DIRECTIONS >> Retype the data that follows line by line, exactly, and leave its pictures out.

DATASET EXTRACT >>
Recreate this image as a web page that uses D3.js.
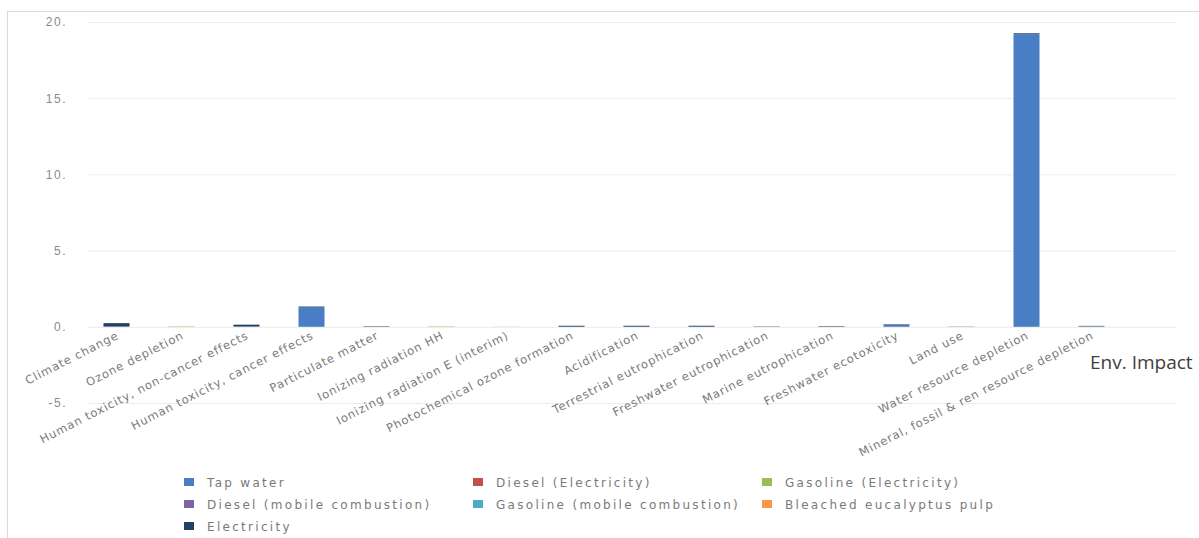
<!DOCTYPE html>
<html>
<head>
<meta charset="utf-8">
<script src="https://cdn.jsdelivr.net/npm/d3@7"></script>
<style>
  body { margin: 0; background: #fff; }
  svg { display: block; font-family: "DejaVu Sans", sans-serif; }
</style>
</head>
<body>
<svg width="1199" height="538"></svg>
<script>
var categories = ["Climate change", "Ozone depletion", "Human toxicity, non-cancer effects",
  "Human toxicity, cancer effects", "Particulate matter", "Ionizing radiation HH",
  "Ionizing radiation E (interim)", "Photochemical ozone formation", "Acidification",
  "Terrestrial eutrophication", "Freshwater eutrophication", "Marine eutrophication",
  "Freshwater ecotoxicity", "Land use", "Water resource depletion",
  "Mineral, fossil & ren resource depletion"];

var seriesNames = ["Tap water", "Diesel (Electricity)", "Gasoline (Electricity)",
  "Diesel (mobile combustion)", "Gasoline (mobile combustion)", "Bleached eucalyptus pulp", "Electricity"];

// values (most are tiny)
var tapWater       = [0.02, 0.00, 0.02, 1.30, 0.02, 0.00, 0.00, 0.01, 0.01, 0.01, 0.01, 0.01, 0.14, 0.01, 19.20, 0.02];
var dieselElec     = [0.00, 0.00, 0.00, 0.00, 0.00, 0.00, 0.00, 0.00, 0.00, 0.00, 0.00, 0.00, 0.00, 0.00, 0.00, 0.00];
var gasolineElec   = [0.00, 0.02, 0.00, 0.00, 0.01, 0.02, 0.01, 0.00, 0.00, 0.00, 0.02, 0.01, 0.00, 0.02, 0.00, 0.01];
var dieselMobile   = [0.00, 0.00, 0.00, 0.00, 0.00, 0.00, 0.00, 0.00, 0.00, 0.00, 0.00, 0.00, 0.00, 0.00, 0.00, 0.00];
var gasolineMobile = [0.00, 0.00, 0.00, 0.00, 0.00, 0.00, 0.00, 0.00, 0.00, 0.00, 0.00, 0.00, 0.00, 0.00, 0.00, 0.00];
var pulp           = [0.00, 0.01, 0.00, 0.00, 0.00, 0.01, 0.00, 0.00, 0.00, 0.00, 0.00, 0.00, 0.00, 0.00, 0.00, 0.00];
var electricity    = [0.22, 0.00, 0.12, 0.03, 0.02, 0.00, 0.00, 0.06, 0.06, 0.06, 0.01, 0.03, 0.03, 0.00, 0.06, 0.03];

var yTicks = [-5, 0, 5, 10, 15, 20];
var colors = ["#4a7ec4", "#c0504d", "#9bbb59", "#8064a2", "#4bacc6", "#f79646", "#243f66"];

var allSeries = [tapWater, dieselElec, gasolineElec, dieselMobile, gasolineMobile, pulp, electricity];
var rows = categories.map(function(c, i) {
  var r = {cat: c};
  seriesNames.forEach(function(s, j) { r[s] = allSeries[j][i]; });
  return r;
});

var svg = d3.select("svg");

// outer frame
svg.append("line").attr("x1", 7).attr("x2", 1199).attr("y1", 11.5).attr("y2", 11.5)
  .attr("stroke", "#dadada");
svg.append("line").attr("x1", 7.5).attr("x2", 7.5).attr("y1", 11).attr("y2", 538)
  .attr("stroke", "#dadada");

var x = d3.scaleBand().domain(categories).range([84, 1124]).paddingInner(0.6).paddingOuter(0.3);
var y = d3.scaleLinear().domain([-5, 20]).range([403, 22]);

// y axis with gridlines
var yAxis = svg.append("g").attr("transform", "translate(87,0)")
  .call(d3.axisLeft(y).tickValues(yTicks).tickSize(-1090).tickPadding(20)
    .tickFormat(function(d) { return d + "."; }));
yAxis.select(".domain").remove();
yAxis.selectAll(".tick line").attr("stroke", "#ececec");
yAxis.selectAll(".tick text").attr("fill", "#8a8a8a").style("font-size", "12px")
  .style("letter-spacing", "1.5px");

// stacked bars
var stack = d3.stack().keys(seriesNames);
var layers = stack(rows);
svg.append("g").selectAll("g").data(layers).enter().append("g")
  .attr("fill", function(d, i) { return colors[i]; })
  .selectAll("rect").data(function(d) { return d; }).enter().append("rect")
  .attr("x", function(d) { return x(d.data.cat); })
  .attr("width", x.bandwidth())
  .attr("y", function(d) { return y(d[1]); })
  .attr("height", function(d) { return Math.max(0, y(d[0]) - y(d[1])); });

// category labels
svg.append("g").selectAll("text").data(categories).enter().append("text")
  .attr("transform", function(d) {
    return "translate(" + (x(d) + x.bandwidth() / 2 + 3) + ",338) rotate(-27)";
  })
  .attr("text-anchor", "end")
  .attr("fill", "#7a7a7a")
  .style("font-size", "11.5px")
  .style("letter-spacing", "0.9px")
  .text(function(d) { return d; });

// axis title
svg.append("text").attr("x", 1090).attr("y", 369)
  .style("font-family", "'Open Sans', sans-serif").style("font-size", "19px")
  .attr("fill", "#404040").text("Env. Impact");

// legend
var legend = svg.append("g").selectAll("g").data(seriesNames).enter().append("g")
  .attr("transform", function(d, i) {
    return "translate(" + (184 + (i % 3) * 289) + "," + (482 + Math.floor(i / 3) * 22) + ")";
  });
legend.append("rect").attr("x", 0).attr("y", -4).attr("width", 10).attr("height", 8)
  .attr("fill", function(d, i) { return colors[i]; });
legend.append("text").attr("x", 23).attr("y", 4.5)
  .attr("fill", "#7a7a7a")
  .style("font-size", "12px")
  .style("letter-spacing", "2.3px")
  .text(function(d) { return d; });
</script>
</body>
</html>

SOLUTION BELOW >>
Recreate this image as a web page that uses D3.js.
<!DOCTYPE html>
<html>
<head>
<meta charset="utf-8">
<script src="https://cdn.jsdelivr.net/npm/d3@7"></script>
<style>
  body { margin: 0; background: #fff; }
  svg { display: block; font-family: "DejaVu Sans", sans-serif; }
</style>
</head>
<body>
<svg width="1199" height="538"></svg>
<script>
var categories = ["Climate change", "Ozone depletion", "Human toxicity, non-cancer effects",
  "Human toxicity, cancer effects", "Particulate matter", "Ionizing radiation HH",
  "Ionizing radiation E (interim)", "Photochemical ozone formation", "Acidification",
  "Terrestrial eutrophication", "Freshwater eutrophication", "Marine eutrophication",
  "Freshwater ecotoxicity", "Land use", "Water resource depletion",
  "Mineral, fossil & ren resource depletion"];

var seriesNames = ["Tap water", "Diesel (Electricity)", "Gasoline (Electricity)",
  "Diesel (mobile combustion)", "Gasoline (mobile combustion)", "Bleached eucalyptus pulp", "Electricity"];

// values (most are tiny)
var tapWater       = [0.02, 0.00, 0.02, 1.30, 0.02, 0.00, 0.00, 0.01, 0.01, 0.01, 0.01, 0.01, 0.14, 0.01, 19.20, 0.02];
var dieselElec     = [0.00, 0.00, 0.00, 0.00, 0.00, 0.00, 0.00, 0.00, 0.00, 0.00, 0.00, 0.00, 0.00, 0.00, 0.00, 0.00];
var gasolineElec   = [0.00, 0.02, 0.00, 0.00, 0.01, 0.02, 0.01, 0.00, 0.00, 0.00, 0.02, 0.01, 0.00, 0.02, 0.00, 0.01];
var dieselMobile   = [0.00, 0.00, 0.00, 0.00, 0.00, 0.00, 0.00, 0.00, 0.00, 0.00, 0.00, 0.00, 0.00, 0.00, 0.00, 0.00];
var gasolineMobile = [0.00, 0.00, 0.00, 0.00, 0.00, 0.00, 0.00, 0.00, 0.00, 0.00, 0.00, 0.00, 0.00, 0.00, 0.00, 0.00];
var pulp           = [0.00, 0.01, 0.00, 0.00, 0.00, 0.01, 0.00, 0.00, 0.00, 0.00, 0.00, 0.00, 0.00, 0.00, 0.00, 0.00];
var electricity    = [0.22, 0.00, 0.12, 0.03, 0.02, 0.00, 0.00, 0.06, 0.06, 0.06, 0.01, 0.03, 0.03, 0.00, 0.06, 0.03];

var yTicks = [-5, 0, 5, 10, 15, 20];
var colors = ["#4a7ec4", "#c0504d", "#9bbb59", "#8064a2", "#4bacc6", "#f79646", "#243f66"];

var allSeries = [tapWater, dieselElec, gasolineElec, dieselMobile, gasolineMobile, pulp, electricity];
var rows = categories.map(function(c, i) {
  var r = {cat: c};
  seriesNames.forEach(function(s, j) { r[s] = allSeries[j][i]; });
  return r;
});

var svg = d3.select("svg");

// outer frame
svg.append("line").attr("x1", 7).attr("x2", 1199).attr("y1", 11.5).attr("y2", 11.5)
  .attr("stroke", "#dadada");
svg.append("line").attr("x1", 7.5).attr("x2", 7.5).attr("y1", 11).attr("y2", 538)
  .attr("stroke", "#dadada");

var x = d3.scaleBand().domain(categories).range([84, 1124]).paddingInner(0.6).paddingOuter(0.3);
var y = d3.scaleLinear().domain([-5, 20]).range([403, 22]);

// y axis with gridlines
var yAxis = svg.append("g").attr("transform", "translate(87,0)")
  .call(d3.axisLeft(y).tickValues(yTicks).tickSize(-1090).tickPadding(20)
    .tickFormat(function(d) { return d + "."; }));
yAxis.select(".domain").remove();
yAxis.selectAll(".tick line").attr("stroke", "#ececec");
yAxis.selectAll(".tick text").attr("fill", "#8a8a8a").style("font-size", "12px")
  .style("letter-spacing", "1.5px");

// stacked bars
var stack = d3.stack().keys(seriesNames);
var layers = stack(rows);
svg.append("g").selectAll("g").data(layers).enter().append("g")
  .attr("fill", function(d, i) { return colors[i]; })
  .selectAll("rect").data(function(d) { return d; }).enter().append("rect")
  .attr("x", function(d) { return x(d.data.cat); })
  .attr("width", x.bandwidth())
  .attr("y", function(d) { return y(d[1]); })
  .attr("height", function(d) { return Math.max(0, y(d[0]) - y(d[1])); });

// category labels
svg.append("g").selectAll("text").data(categories).enter().append("text")
  .attr("transform", function(d) {
    return "translate(" + (x(d) + x.bandwidth() / 2 + 3) + ",338) rotate(-27)";
  })
  .attr("text-anchor", "end")
  .attr("fill", "#7a7a7a")
  .style("font-size", "11.5px")
  .style("letter-spacing", "0.9px")
  .text(function(d) { return d; });

// axis title
svg.append("text").attr("x", 1090).attr("y", 369)
  .style("font-family", "'Open Sans', sans-serif").style("font-size", "19px")
  .attr("fill", "#404040").text("Env. Impact");

// legend
var legend = svg.append("g").selectAll("g").data(seriesNames).enter().append("g")
  .attr("transform", function(d, i) {
    return "translate(" + (184 + (i % 3) * 289) + "," + (482 + Math.floor(i / 3) * 22) + ")";
  });
legend.append("rect").attr("x", 0).attr("y", -4).attr("width", 10).attr("height", 8)
  .attr("fill", function(d, i) { return colors[i]; });
legend.append("text").attr("x", 23).attr("y", 4.5)
  .attr("fill", "#7a7a7a")
  .style("font-size", "12px")
  .style("letter-spacing", "2.3px")
  .text(function(d) { return d; });
</script>
</body>
</html>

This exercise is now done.